Wintertime: Fill up my hydration backpack with piping hot tomato soup.
We have a house full of chairs and couches, yet my 3-year-old chose to sit on a grocery bag full of bread.
You can’t explain children. You just survive them.
This time last night, there was a spider so big in my bathroom it put me under a glass on a postcard and carried me out.
San Andreas is just like Godzilla only Godzilla is invisible
Used to be, bugs knew their place. Spring, summer, fall, but they gave us winter. Today’s bugs are not honorable.

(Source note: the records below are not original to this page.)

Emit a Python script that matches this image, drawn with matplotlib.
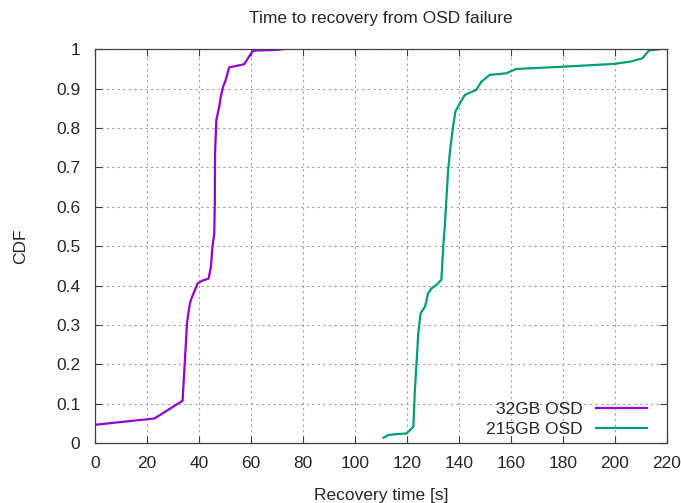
import matplotlib
matplotlib.use("Agg")
import matplotlib.pyplot as plt
import numpy as np

# CDF of recovery time
osd32_time = [0.0, 22.9, 33.7, 34.6, 35.4, 36.3, 36.9, 38.2, 39.5, 41.4, 43.7, 44.6,
              45.2, 45.9, 46.1, 46.2, 46.7, 47.8, 48.4, 49.3, 50.3, 51.6, 57.4, 60.5,
              61.8, 68.9, 72.0]
osd32_cdf = [0.047, 0.063, 0.108, 0.211, 0.305, 0.347, 0.364, 0.385, 0.406, 0.413, 0.418, 0.448,
             0.499, 0.533, 0.609, 0.736, 0.821, 0.854, 0.880, 0.905, 0.922, 0.954, 0.962, 0.994,
             0.997, 0.998, 1.0]

osd215_time = [111.0, 112.9, 115.5, 119.9, 122.5, 123.1, 123.8, 124.4, 125.3, 127.0, 128.2,
               129.5, 131.4, 133.3, 134.0, 134.6, 135.2, 135.9, 136.8, 137.8, 138.7, 140.4,
               142.3, 146.7, 148.7, 151.9, 158.2, 162.1, 180.6, 199.8, 206.2, 210.6, 213.2,
               217.0]
osd215_cdf = [0.014, 0.021, 0.023, 0.025, 0.042, 0.135, 0.211, 0.279, 0.330, 0.347, 0.381,
              0.393, 0.402, 0.415, 0.499, 0.550, 0.618, 0.694, 0.753, 0.804, 0.842, 0.863,
              0.884, 0.897, 0.918, 0.935, 0.939, 0.950, 0.956, 0.963, 0.969, 0.977, 0.997,
              1.0]

x_ticks = list(range(0, 221, 20))
y_ticks = [0, 0.1, 0.2, 0.3, 0.4, 0.5, 0.6, 0.7, 0.8, 0.9, 1]
y_tick_labels = ["0", "0.1", "0.2", "0.3", "0.4", "0.5", "0.6", "0.7", "0.8", "0.9", "1"]

plt.rcParams['font.family'] = ['Liberation Sans', 'DejaVu Sans']
txt_color = "#262626"

fig = plt.figure(figsize=(6.81, 5.03), dpi=100)
ax = fig.add_axes([0.1395, 0.1187, 0.8395, 0.7833])

ax.plot(osd32_time, osd32_cdf, color="#9400d3", linewidth=1.6, label="32GB OSD")
ax.plot(osd215_time, osd215_cdf, color="#009e73", linewidth=1.6, label="215GB OSD")

ax.set_xlim(0, 220)
ax.set_ylim(0, 1)
ax.set_xticks(x_ticks)
ax.set_yticks(y_ticks)
ax.set_yticklabels(y_tick_labels)
ax.tick_params(direction="in", top=True, right=True, length=5, width=0.8,
               labelsize=12.5, labelcolor=txt_color, color="#404040")
ax.tick_params(axis="x", pad=9.5)
ax.tick_params(axis="y", pad=10.5)
ax.grid(True, color="#a0a0a0", linestyle=(0, (2, 3)), linewidth=0.8)
for s in ax.spines.values():
    s.set_color("#404040")
    s.set_linewidth(0.9)

ax.set_title("Time to recovery from OSD failure", fontsize=12.5, pad=19, color=txt_color)
ax.set_xlabel("Recovery time [s]", fontsize=12.5, labelpad=12, color=txt_color)
ax.set_ylabel("CDF", fontsize=12.5, labelpad=20, color=txt_color)

leg = ax.legend(loc="lower right", frameon=False, markerfirst=False, fontsize=12.5,
                handlelength=2.9, handletextpad=0.8, labelspacing=0.25,
                borderaxespad=0.1, bbox_to_anchor=(0.98, -0.005))
for t in leg.get_texts():
    t.set_ha("right")
    t.set_color(txt_color)

fig.savefig("out.png", dpi=100)
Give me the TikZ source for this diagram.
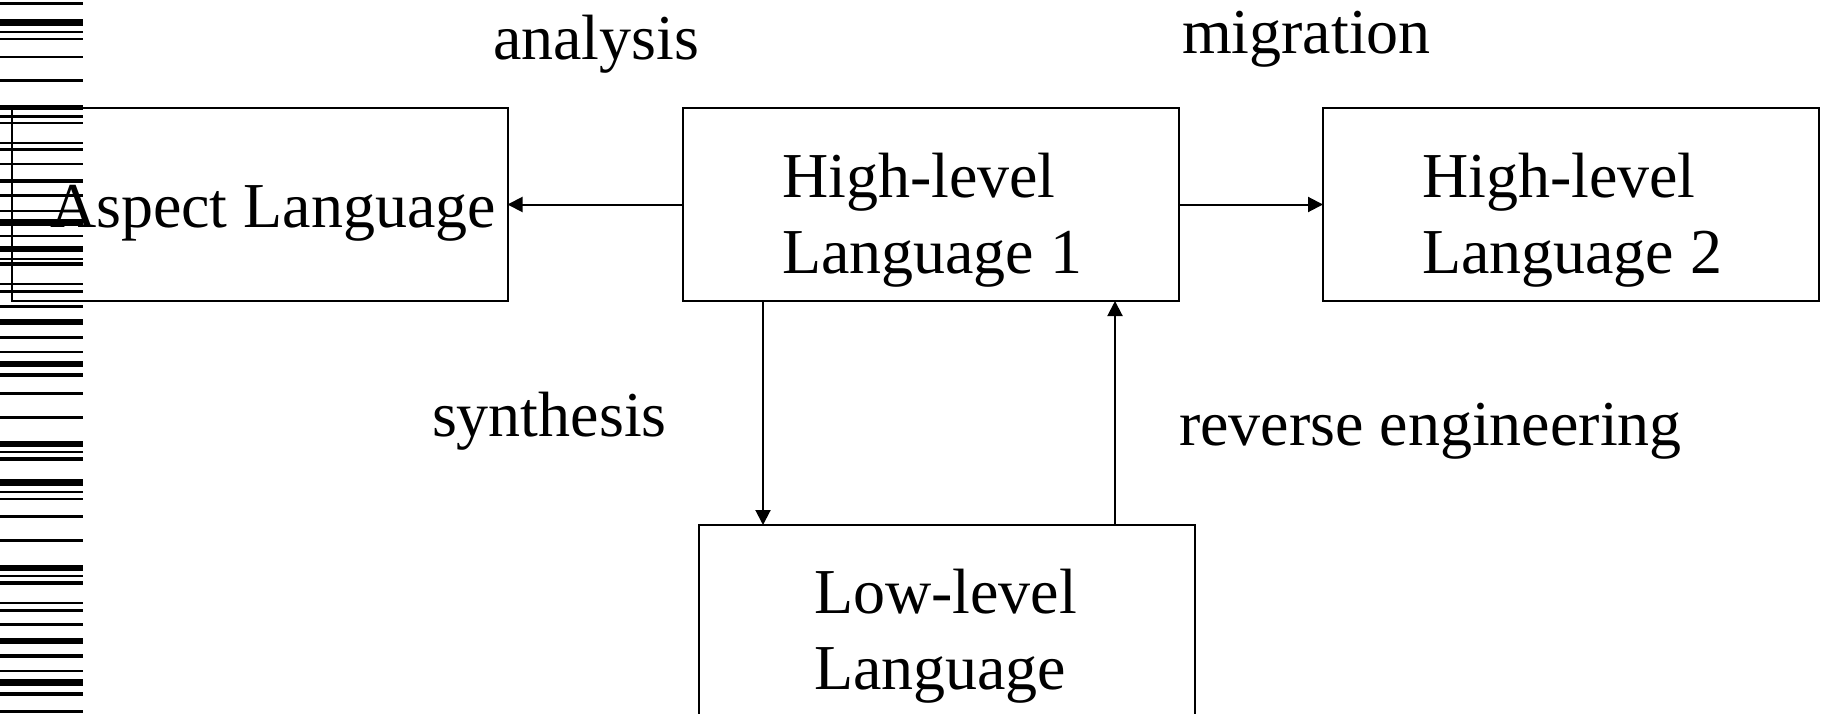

“Look, officer, I’m not being a smartass. All I’m sayin’ is if you caught me then you were speeding too”.
There’s no need to panic; Taco Bell is offering free gas with every meal
My dishes are lined up like my sink is the hottest night club the world has ever seen.
How many times should you try starting your snowblower before you realize it’s not going to start? According to my neighbor it’s 458 times.
Maybe raccoons aren’t really digging through trash for food,
Maybe they’re just looking for something to remove their eye shadow.
Remember kids, don’t light your own fireworks. Have the adults who have been drinking all damn day do it.
Netflix announces price hike where you still pay $5.99 a month even if you don’t have an account.
Either you die or it’s a good trampoline. There’s no in-between.
Me: I don’t appreciate being unexpectedly hit with goose liver.
Waiter: I’m sorry for throwing you a surprise pâté.
“Get a parrot,” they said. “It’ll be fun,” they said. “Get a parrot,” the parrot said. “It’ll be fun,” the parrot said.
Why can’t there be nostril pattern baldness?
i actually don’t have any problems, i only go therapy to brag
*holds up bread* this is my body
*holds up wine* this is my blood
*holds up fire* and this is my mixtape
My lawyer dropped his briefcase and nunchuks fell out
[Grocery store checkout]
Me: *cracks open a beer*
Manager: Sir, you can’t do that in here
Me: It’s ok, I’m gonna pay for this
Manager: No, I mean the pony. You can’t ride a pony in here
Do not levitate over flowers
Nephew drops my iPad, doesn’t say sorry but proceeds to offer me a biscuit.
His future in Politics is secure.
*wakes up in hospital*
What happened?
“It was a heart attack”
Will I be ok?
*a big heart outside slowly taps on window with a bat*
“No”
Toddler: [Crying] Daddy, my chocolate ran away.
Me: Oh no, where did it go?
Toddler: [Points in his mouth]
‘Tis the season to wrap objects in colorful paper with the fine motor skills of an inebriated T-rex.
Why is it called “gym rat”? Why can’t I be a “gym koala” or a “gym panda”?
Waiter: How do you like your steak, sir?
Sir: Like winning an argument with my wife.
Waiter: Rare it is.
*brings a mattress to a trust fall*
7-year-old: *using her tablet*
Me: You’re not doing your homework.
7: How did you know?
Me: You haven’t complained all morning.
me: can you tell me what’s wrong with my car?
techician: sure..I’ll take a look
[later, ]
technician: it’s not too bad..
me: thank god..what is it?
technician: eh..just shit in the cylinders
me, completely clueless about cars: wow…how frequently should I do that?